Lawbreaking customers included Sunday Times Rich List tycoon Adrian Kirby, whose industrial waste company was in dispute with both local councils and residents over alleged illegal dumping.
The businessman, who is reported to be worth £65 million and at the time headed Atlantic Waste Holdings, paid £47,000 for telephone taps on an Environment Agency officer and one of the company's former site managers, who was suspected of helping investigate the company's activities.
Another job taken on by the London-based agency, which cannot be named for legal reasons, was an acrimonious divorce case.
Prestige bathroom company boss Anthony Waters paid them £50,000 to "spy" on his estranged wife with the help of special software to monitor everything she typed onto her laptop about the divorce proceedings and her finances.
In a third example, a Strathclyde woman asked the agency to monitor the phone calls of someone she believed had killed one of her elderly relatives to pocket a large inheritance.
The court was told because of her "good intentions" to pass any information she obtained to the police, she escaped with a caution.

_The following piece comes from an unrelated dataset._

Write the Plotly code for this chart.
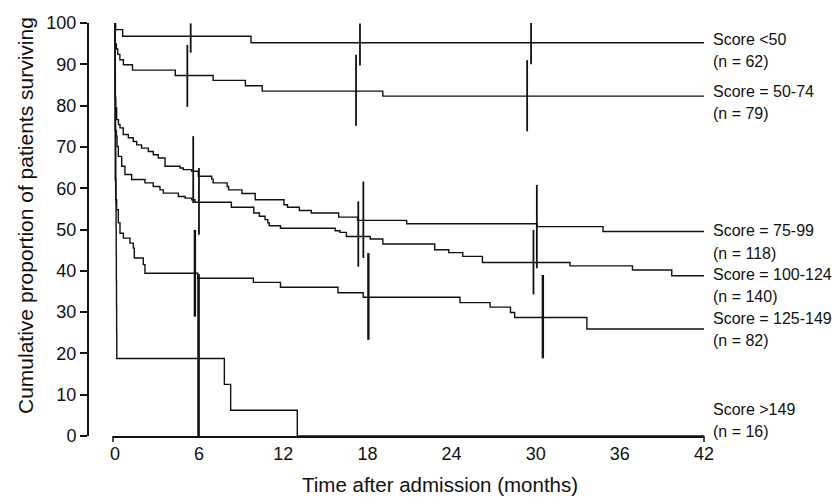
import plotly.graph_objects as go

# ---------------- data ----------------
group_names = ["Score <50", "Score = 50-74", "Score = 75-99",
               "Score = 100-124", "Score = 125-149", "Score >149"]
group_n = [62, 79, 118, 140, 82, 16]

x_tick_vals = [0, 6, 12, 18, 24, 30, 36, 42]
y_tick_vals = [0, 10, 20, 30, 40, 50, 60, 70, 80, 90, 100]

# survival curves (months, % surviving)
t_lt50 = [0, 0.05, 0.55, 9.7, 42]
s_lt50 = [100, 98.4, 96.8, 95.2, 95.2]

t_50_74 = [0, 0.02, 0.1, 0.2, 0.35, 0.6, 1.25, 4.3, 7.0, 9.3, 10.5, 19.1, 42]
s_50_74 = [100, 94.9, 93.7, 92.4, 91.1, 89.9, 88.6, 87.3, 86.1, 84.8, 83.5, 82.3, 82.3]

t_75_99 = [0, 0.02, 0.05, 0.12, 0.25, 0.36, 0.59, 0.95, 1.3, 1.55, 1.9, 2.38, 2.73,
           3.09, 3.57, 4.64, 4.87, 5.47, 5.94, 6.9, 7.0, 8.0, 8.1, 9.05, 10.0, 12.05,
           12.3, 13.15, 14.0, 15.95, 17.3, 20.8, 30.1, 34.8, 42]
s_75_99 = [100, 82.0, 79.5, 76.6, 75.4, 74.6, 73.0, 72.2, 71.3, 70.5, 69.7, 68.9, 68.1,
           67.3, 65.3, 64.9, 64.5, 64.1, 62.9, 62.2, 61.3, 60.4, 59.6, 58.7, 57.2, 56.0,
           55.4, 54.6, 54.0, 53.0, 52.2, 51.4, 50.7, 49.5, 49.5]

t_100_124 = [0, 0.02, 0.1, 0.15, 0.24, 0.48, 0.71, 1.19, 2.14, 2.73, 3.21, 3.45, 4.52,
             5.0, 5.47, 5.7, 8.3, 9.9, 10.3, 10.7, 10.9, 11.0, 11.8, 15.7, 16.05, 16.5,
             18.2, 19.1, 22.8, 23.8, 24.8, 26.2, 32.45, 36.9, 39.7, 42]
s_100_124 = [100, 74.0, 72.6, 70.1, 67.7, 65.3, 63.3, 62.1, 61.3, 60.4, 59.6, 58.8, 58.0,
             57.6, 57.2, 56.6, 55.4, 54.0, 53.2, 52.4, 51.6, 50.9, 50.3, 49.7, 49.3, 48.3,
             47.7, 46.5, 45.1, 44.4, 43.5, 42.0, 41.2, 40.2, 38.8, 38.8]

t_125_149 = [0, 0.02, 0.05, 0.12, 0.24, 0.36, 0.6, 1.07, 1.31, 1.38, 2.02, 2.14, 5.9,
             9.87, 11.8, 15.9, 17.7, 24.6, 26.75, 28.2, 28.5, 33.65, 42]
s_125_149 = [100, 62.0, 57.2, 54.8, 51.6, 49.1, 47.9, 46.7, 45.5, 43.1, 41.5, 39.4, 38.2,
             37.2, 36.0, 34.7, 33.6, 32.3, 31.2, 29.9, 28.7, 25.9, 25.9]

t_gt149 = [0, 0.01, 0.02, 0.03, 0.04, 0.05, 0.06, 0.07, 0.08, 0.09, 0.1, 0.11, 0.12,
           0.13, 7.8, 8.25, 13.0, 42]
s_gt149 = [100, 93.75, 87.5, 81.25, 75, 68.75, 62.5, 56.25, 50, 43.75, 37.5, 31.25, 25,
           18.75, 12.5, 6.25, 0, 0]

# confidence-interval bars at 6, 18 and 30 months
ci_t_lt50 = [5.40, 17.47, 29.67]
ci_lo_lt50 = [92.8, 89.7, 90.0]
ci_hi_lt50 = [99.9, 99.9, 100.0]

ci_t_50_74 = [5.16, 17.19, 29.39]
ci_lo_50_74 = [79.7, 75.1, 73.8]
ci_hi_50_74 = [94.7, 92.3, 91.0]

ci_t_75_99 = [5.58, 17.71, 30.08]
ci_lo_75_99 = [56.4, 43.1, 40.6]
ci_hi_75_99 = [72.6, 61.6, 60.8]

ci_t_100_124 = [5.99, 17.35, 29.84]
ci_lo_100_124 = [48.7, 41.0, 34.3]
ci_hi_100_124 = [64.9, 56.8, 49.9]

ci_t_125_149 = [5.70, 18.07, 30.51]
ci_lo_125_149 = [28.9, 23.3, 18.8]
ci_hi_125_149 = [49.9, 44.3, 39.0]

ci_t_gt149 = [5.96]
ci_lo_gt149 = [0.0]
ci_hi_gt149 = [39.2]

curves = [(t_lt50, s_lt50), (t_50_74, s_50_74), (t_75_99, s_75_99),
          (t_100_124, s_100_124), (t_125_149, s_125_149), (t_gt149, s_gt149)]
cis = [(ci_t_lt50, ci_lo_lt50, ci_hi_lt50), (ci_t_50_74, ci_lo_50_74, ci_hi_50_74),
       (ci_t_75_99, ci_lo_75_99, ci_hi_75_99), (ci_t_100_124, ci_lo_100_124, ci_hi_100_124),
       (ci_t_125_149, ci_lo_125_149, ci_hi_125_149), (ci_t_gt149, ci_lo_gt149, ci_hi_gt149)]

# ---------------- layout constants ----------------
FONT = "Liberation Sans, Arial, Helvetica, sans-serif"
INK = "#111111"
W, H = 840, 497
ML, MR, MT, MB = 88, 136, 23, 61
PW, PH = W - ML - MR, H - MT - MB
x_dom0 = (113 - ML) / PW
label_px_y = [40, 92, 231, 274, 318, 409]   # pixel centre of the "Score" line
label_gap = 22
ci_widths = [1.8, 1.8, 1.8, 1.8, 2.4, 2.6]


def py2paper(py):
    return (H - MB - py) / PH


fig = go.Figure()

for (t, s) in curves:
    fig.add_trace(go.Scatter(x=t, y=s, mode="lines", line=dict(color=INK, width=1.4, shape="hv"),
                             hoverinfo="skip", showlegend=False))

for (ct, lo, hi), wd in zip(cis, ci_widths):
    xs, ys = [], []
    for a, b, c in zip(ct, lo, hi):
        xs += [a, a, None]
        ys += [b, c, None]
    fig.add_trace(go.Scatter(x=xs, y=ys, mode="lines", line=dict(color=INK, width=wd),
                             hoverinfo="skip", showlegend=False))

ann = []
for name, n, py in zip(group_names, group_n, label_px_y):
    ann.append(dict(text=name, x=(711 - ML) / PW, y=py2paper(py), xref="paper", yref="paper",
                    xanchor="left", yanchor="middle", showarrow=False,
                    font=dict(family=FONT, size=16, color=INK)))
    ann.append(dict(text=f"(n = {n})", x=(711 - ML) / PW, y=py2paper(py + label_gap),
                    xref="paper", yref="paper", xanchor="left", yanchor="middle",
                    showarrow=False, font=dict(family=FONT, size=16, color=INK)))

ann.append(dict(text="Cumulative proportion of patients surviving", textangle=-90,
                x=(25 - ML) / PW, y=py2paper(216), xref="paper", yref="paper",
                xanchor="center", yanchor="middle", showarrow=False,
                font=dict(family=FONT, size=21, color=INK)))
ann.append(dict(text="Time after admission (months)",
                x=(440 - ML) / PW, y=py2paper(485), xref="paper", yref="paper",
                xanchor="center", yanchor="middle", showarrow=False,
                font=dict(family=FONT, size=20.5, color=INK)))

shapes = [
    dict(type="line", xref="paper", yref="paper", x0=x_dom0, x1=x_dom0, y0=0, y1=-6 / PH,
         line=dict(color=INK, width=1.5)),
    dict(type="line", xref="paper", yref="paper", x0=1, x1=1, y0=0, y1=-6 / PH,
         line=dict(color=INK, width=1.5)),
]

fig.update_layout(
    width=W, height=H, margin=dict(l=ML, r=MR, t=MT, b=MB),
    paper_bgcolor="white", plot_bgcolor="white",
    font=dict(family=FONT, color=INK),
    annotations=ann, shapes=shapes,
    xaxis=dict(domain=[x_dom0, 1], range=[-0.14, 42.0], tickvals=x_tick_vals,
               ticktext=[str(v) for v in x_tick_vals], showline=True, linewidth=2,
               linecolor=INK, ticks="", showgrid=False, zeroline=False,
               tickfont=dict(family=FONT, size=18, color=INK)),
    yaxis=dict(anchor="free", position=0, range=[0, 100], tickvals=y_tick_vals,
               ticktext=[str(v) for v in y_tick_vals], showline=True, linewidth=2,
               linecolor=INK, ticks="outside", ticklen=7, tickwidth=1.5, tickcolor=INK,
               showgrid=False, zeroline=False,
               tickfont=dict(family=FONT, size=18, color=INK)),
)

fig.write_html("out.html", config={"displayModeBar": False},
               post_script="document.body.style.margin='0';document.body.style.overflow='hidden';")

In the dock are Kirby, 47, from Haslemere, Sussex; West 1 Bathroom chief Waters, 65, who lives in Mougins, France; his son Duncan, 38, from Horstead, Sussex, and one of his former directors, Stephen Farrington, 60, from Redhill, Surrey.
Also before the court are the detective agency's "telephone interception specialists" Michael Hall, 35, of Battersea, London, and Stuart Dowling, 30, from Sittingbourne, Kent, who made some of the telephone monitoring devices, and two more of the company's clients, Adam Share, 35, of Corby Glen, Lincolnshire, and Charles Kay, 58, from Henley, Oxfordshire.

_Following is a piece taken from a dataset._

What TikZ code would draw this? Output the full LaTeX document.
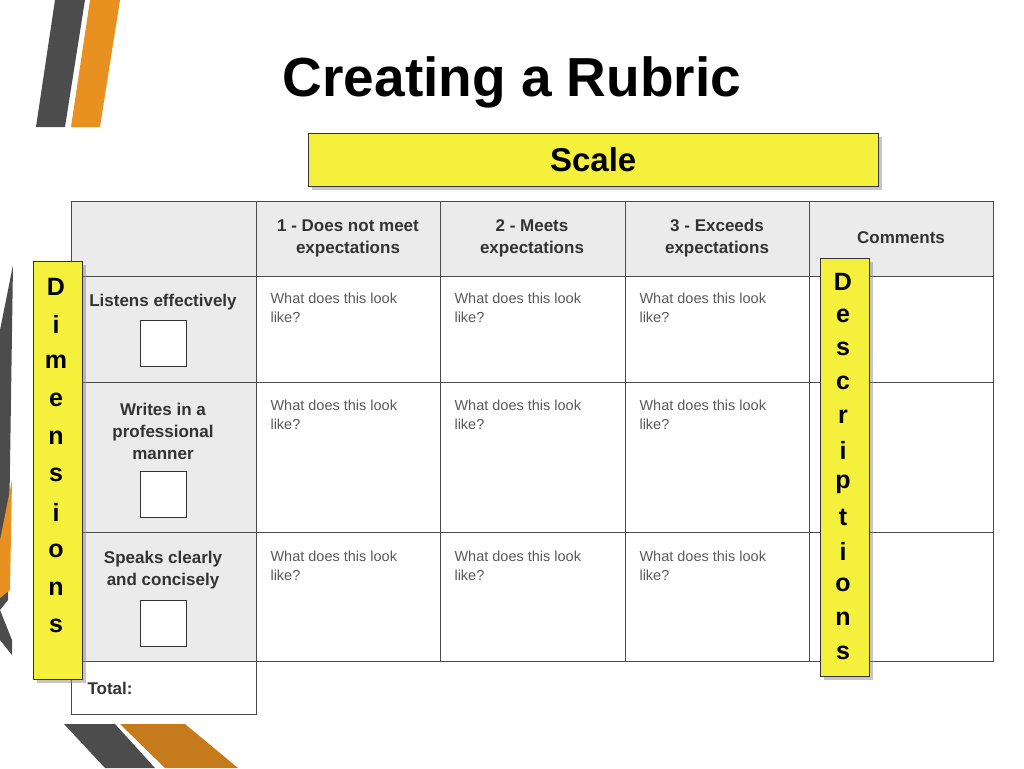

They variously admitted intercepting illegal communications and making unauthorised modifications to a computer.
Miranda Moore, prosecuting, told the court the agency's downfall began when it was discovered that a serving police officer, supposedly off sick with depression, was effectively working for them full-time.
"From that initial inquiry matters turned to British Telecom, who by 2003 had become aware that throughout the UK they were finding a number of local intercepts on landlines which shared common features."
She said they included various hi-tech monitoring devices in the familiar green roadside telephone junction boxes, as well as the use of private lines to "piggyback" re-routed calls.
"BT took the view if it was not the work of one person then one team was responsible," said counsel.
To discover the culprits tiny cameras were installed in the cabinets and fitted to nearby telegraph poles.
It did not take long for Hall to be identified. The serving police officer was also put under surveillance as he met various people to arrange telephone intercepts.
When various premises were searched a "vast amount" of incriminating material was recovered which immediately pointed to the agency's involvement.
Further inquiries in the examination of the company's emails revealed in addition to the "normal services of a detective agency - such as locating missing people and process serving - they also provided less legitimate services", Ms Moore explained.
"They would obtain itemised telephone billing for £750 a month, personal banking information of individuals for about £2,000, hack into a target computer at £5,000 per address and monitor a person's telephone for £3,000.
"They also offered the service of obtaining confidential medical records for between £350-£500 per person.
"There is no doubt the detective agency's office was run on a backbone of dishonesty," said the barrister.